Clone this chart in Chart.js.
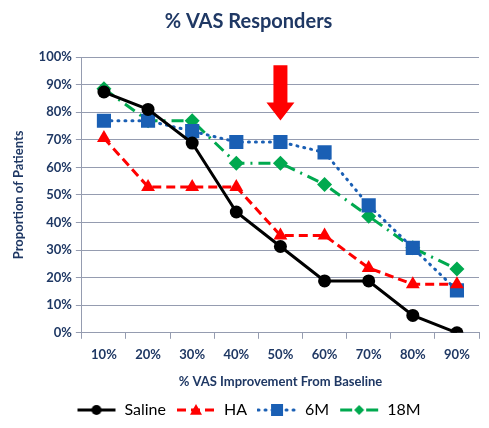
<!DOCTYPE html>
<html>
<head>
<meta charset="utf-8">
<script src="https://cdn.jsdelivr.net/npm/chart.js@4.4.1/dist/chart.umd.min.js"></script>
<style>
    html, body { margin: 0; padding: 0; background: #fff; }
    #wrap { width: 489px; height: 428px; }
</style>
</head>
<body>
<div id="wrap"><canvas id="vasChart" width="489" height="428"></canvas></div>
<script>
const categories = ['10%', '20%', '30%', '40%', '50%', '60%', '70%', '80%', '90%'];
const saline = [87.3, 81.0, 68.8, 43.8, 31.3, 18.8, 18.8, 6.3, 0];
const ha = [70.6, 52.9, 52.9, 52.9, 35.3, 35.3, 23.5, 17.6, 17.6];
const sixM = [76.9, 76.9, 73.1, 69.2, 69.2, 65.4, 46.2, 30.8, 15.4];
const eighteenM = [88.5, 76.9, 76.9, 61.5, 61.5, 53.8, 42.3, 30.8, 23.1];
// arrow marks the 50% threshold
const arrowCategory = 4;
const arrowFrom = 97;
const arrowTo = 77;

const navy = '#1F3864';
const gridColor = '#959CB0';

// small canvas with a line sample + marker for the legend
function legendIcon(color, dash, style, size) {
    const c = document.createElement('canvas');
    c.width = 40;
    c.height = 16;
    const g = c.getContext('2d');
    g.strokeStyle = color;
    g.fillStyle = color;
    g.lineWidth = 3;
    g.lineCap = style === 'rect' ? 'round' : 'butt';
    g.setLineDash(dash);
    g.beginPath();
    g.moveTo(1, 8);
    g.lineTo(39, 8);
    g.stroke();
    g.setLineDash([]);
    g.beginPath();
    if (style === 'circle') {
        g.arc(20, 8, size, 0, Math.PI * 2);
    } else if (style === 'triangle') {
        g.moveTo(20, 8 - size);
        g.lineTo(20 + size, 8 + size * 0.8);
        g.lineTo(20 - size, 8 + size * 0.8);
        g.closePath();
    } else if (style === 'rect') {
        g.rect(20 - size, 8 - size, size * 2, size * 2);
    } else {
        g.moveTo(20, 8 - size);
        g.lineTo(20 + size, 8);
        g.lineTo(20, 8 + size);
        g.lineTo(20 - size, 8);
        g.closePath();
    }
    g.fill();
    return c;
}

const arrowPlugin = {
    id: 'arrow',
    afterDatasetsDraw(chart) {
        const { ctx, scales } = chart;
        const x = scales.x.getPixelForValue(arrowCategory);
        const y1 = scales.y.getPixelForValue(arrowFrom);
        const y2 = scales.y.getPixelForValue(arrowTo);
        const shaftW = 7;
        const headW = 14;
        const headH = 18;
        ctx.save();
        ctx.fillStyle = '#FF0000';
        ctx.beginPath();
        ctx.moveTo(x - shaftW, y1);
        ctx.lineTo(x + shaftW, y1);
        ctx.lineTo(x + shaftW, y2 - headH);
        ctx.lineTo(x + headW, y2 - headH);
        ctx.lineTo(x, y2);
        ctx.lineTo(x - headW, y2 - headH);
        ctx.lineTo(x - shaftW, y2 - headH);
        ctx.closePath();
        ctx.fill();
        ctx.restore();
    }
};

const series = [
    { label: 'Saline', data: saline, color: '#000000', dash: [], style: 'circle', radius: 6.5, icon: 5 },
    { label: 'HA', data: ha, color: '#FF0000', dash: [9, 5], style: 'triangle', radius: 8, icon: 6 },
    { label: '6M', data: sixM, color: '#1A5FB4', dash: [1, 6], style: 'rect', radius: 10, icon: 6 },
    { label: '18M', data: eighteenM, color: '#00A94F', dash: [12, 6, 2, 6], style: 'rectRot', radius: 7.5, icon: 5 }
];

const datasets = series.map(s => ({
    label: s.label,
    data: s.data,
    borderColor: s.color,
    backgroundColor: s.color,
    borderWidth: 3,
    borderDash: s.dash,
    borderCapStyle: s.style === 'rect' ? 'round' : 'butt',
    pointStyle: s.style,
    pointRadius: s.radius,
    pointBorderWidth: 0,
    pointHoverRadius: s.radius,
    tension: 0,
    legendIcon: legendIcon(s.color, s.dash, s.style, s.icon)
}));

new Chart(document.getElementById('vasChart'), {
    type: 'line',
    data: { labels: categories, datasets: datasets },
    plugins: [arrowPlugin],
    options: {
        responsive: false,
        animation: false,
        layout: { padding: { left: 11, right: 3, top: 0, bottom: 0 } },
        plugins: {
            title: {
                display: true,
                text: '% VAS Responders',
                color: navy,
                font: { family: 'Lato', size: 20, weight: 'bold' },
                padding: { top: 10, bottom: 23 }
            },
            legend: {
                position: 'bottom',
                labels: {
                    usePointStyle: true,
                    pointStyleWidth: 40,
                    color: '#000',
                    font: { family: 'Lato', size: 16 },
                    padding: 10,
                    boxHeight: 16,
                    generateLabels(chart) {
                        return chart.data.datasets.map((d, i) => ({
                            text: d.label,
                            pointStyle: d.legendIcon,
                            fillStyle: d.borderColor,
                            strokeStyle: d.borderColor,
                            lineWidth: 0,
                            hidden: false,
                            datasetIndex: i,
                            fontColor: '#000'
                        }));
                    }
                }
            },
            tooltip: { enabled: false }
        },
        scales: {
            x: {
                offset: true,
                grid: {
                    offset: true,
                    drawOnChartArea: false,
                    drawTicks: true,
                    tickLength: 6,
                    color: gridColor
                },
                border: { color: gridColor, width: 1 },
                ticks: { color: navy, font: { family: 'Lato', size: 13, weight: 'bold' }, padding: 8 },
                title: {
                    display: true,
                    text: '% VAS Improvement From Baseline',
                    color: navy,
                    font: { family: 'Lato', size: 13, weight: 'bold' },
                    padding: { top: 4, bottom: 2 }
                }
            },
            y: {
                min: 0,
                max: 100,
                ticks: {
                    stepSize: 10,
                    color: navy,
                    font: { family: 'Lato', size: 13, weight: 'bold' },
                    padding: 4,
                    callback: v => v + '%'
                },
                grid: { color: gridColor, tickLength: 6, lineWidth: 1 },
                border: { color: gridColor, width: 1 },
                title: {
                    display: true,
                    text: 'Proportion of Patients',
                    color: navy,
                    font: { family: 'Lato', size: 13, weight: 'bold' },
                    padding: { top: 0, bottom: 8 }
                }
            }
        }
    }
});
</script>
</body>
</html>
○ ○ ○
§ **TASK DETAILS**
Return nothing but the lines running from the start of the data to the line with "const gridColor = '#959CB0';", please, both ends included and no pictures.

§ **FULL SOLUTION**
Clone this chart in Chart.js.
<!DOCTYPE html>
<html>
<head>
<meta charset="utf-8">
<script src="https://cdn.jsdelivr.net/npm/chart.js@4.4.1/dist/chart.umd.min.js"></script>
<style>
    html, body { margin: 0; padding: 0; background: #fff; }
    #wrap { width: 489px; height: 428px; }
</style>
</head>
<body>
<div id="wrap"><canvas id="vasChart" width="489" height="428"></canvas></div>
<script>
const categories = ['10%', '20%', '30%', '40%', '50%', '60%', '70%', '80%', '90%'];
const saline = [87.3, 81.0, 68.8, 43.8, 31.3, 18.8, 18.8, 6.3, 0];
const ha = [70.6, 52.9, 52.9, 52.9, 35.3, 35.3, 23.5, 17.6, 17.6];
const sixM = [76.9, 76.9, 73.1, 69.2, 69.2, 65.4, 46.2, 30.8, 15.4];
const eighteenM = [88.5, 76.9, 76.9, 61.5, 61.5, 53.8, 42.3, 30.8, 23.1];
// arrow marks the 50% threshold
const arrowCategory = 4;
const arrowFrom = 97;
const arrowTo = 77;

const navy = '#1F3864';
const gridColor = '#959CB0';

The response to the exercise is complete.